| Brief |
No pictures belong in the copy; return exactly the lines from the one with "Output the Python" through the one with "labels = ['F", both ends included, and nothing else.

Source code of charts:
********
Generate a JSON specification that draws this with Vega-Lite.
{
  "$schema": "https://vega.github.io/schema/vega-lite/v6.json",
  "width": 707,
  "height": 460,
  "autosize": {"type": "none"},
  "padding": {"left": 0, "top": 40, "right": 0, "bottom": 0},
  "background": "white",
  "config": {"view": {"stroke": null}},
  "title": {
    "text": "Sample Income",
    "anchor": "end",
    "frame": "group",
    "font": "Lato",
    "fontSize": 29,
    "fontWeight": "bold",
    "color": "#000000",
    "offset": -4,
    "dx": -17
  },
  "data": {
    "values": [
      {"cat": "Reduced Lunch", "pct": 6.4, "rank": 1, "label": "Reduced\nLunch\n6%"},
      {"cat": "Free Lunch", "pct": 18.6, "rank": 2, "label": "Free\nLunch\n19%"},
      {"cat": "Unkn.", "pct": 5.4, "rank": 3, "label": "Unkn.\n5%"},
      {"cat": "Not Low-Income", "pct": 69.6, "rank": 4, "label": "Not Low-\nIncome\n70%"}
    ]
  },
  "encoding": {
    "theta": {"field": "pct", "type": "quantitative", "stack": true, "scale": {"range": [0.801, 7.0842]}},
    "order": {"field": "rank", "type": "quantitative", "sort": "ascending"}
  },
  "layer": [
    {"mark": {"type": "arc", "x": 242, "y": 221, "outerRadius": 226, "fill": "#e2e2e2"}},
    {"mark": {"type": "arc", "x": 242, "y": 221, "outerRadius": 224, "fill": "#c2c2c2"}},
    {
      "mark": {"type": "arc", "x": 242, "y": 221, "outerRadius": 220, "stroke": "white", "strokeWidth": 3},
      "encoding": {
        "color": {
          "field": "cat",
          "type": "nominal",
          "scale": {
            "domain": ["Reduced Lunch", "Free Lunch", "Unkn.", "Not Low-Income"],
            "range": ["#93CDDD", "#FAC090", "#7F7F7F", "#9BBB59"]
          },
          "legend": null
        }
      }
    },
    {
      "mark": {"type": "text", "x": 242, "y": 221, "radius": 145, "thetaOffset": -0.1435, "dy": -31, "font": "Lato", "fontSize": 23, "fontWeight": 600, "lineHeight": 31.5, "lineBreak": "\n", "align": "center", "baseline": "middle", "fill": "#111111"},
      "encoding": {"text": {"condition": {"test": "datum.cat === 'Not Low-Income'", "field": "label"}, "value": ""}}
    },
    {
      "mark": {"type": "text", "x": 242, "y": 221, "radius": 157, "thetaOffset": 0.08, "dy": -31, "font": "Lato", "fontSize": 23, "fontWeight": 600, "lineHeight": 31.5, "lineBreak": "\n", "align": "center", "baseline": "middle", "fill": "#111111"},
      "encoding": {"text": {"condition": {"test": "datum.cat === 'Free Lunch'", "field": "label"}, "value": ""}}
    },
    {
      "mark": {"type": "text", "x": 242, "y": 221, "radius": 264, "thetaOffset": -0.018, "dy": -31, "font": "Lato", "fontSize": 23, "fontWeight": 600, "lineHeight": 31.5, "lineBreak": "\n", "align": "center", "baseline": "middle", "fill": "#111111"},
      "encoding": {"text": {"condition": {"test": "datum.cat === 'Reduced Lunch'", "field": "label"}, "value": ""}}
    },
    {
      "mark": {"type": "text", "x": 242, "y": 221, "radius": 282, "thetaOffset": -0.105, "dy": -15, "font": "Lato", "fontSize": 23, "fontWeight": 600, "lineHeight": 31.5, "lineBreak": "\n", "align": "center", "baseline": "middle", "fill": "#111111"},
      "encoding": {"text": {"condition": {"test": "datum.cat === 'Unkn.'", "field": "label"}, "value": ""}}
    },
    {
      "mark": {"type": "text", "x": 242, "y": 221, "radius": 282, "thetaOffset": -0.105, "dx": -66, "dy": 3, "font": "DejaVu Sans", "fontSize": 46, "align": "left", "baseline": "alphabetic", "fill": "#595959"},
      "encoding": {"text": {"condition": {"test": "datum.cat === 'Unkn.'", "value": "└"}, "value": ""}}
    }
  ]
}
********
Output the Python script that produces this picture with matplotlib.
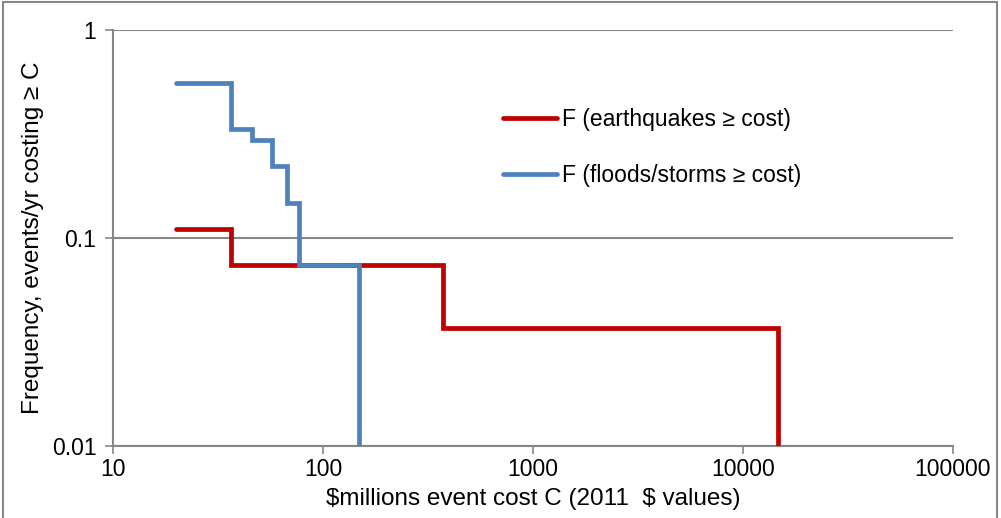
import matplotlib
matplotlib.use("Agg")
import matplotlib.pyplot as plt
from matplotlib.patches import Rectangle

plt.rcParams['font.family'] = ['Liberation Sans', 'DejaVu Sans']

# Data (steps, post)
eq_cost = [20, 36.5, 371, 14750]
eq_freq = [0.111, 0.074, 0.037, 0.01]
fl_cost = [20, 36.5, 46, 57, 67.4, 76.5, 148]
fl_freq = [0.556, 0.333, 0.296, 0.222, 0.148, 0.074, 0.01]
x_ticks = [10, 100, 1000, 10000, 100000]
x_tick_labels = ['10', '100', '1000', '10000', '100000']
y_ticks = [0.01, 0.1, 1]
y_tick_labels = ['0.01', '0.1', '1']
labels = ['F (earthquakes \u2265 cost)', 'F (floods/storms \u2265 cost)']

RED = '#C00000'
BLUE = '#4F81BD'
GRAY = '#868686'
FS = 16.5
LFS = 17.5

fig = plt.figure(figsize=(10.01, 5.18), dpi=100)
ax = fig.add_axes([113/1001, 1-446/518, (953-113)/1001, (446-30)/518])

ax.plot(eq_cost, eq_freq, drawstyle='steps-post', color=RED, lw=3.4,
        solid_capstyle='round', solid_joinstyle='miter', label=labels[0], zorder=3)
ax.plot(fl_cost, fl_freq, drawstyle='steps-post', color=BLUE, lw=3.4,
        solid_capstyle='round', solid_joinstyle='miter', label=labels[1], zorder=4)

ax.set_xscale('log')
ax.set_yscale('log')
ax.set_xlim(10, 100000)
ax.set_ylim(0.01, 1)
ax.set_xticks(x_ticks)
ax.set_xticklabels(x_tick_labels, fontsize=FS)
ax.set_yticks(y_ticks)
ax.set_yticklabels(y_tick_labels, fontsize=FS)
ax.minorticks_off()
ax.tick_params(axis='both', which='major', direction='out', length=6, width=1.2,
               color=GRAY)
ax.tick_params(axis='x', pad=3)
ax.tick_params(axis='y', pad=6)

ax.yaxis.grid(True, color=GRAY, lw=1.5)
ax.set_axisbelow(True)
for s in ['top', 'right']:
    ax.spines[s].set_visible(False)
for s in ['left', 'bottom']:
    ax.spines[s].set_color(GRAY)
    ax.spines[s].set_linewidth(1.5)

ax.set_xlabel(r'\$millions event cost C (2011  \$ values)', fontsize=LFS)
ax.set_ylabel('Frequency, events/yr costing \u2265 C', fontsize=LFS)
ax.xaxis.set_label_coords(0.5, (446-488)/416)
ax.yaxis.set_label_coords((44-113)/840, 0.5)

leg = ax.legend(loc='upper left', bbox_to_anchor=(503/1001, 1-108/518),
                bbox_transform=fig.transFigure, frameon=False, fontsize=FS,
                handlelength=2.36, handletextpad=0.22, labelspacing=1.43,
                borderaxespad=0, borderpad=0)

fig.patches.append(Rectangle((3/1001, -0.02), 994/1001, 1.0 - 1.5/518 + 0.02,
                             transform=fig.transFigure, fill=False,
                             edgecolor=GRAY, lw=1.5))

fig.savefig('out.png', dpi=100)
********
| Written response |
Output the Python script that produces this picture with matplotlib.
import matplotlib
matplotlib.use("Agg")
import matplotlib.pyplot as plt
from matplotlib.patches import Rectangle

plt.rcParams['font.family'] = ['Liberation Sans', 'DejaVu Sans']

# Data (steps, post)
eq_cost = [20, 36.5, 371, 14750]
eq_freq = [0.111, 0.074, 0.037, 0.01]
fl_cost = [20, 36.5, 46, 57, 67.4, 76.5, 148]
fl_freq = [0.556, 0.333, 0.296, 0.222, 0.148, 0.074, 0.01]
x_ticks = [10, 100, 1000, 10000, 100000]
x_tick_labels = ['10', '100', '1000', '10000', '100000']
y_ticks = [0.01, 0.1, 1]
y_tick_labels = ['0.01', '0.1', '1']
labels = ['F (earthquakes \u2265 cost)', 'F (floods/storms \u2265 cost)']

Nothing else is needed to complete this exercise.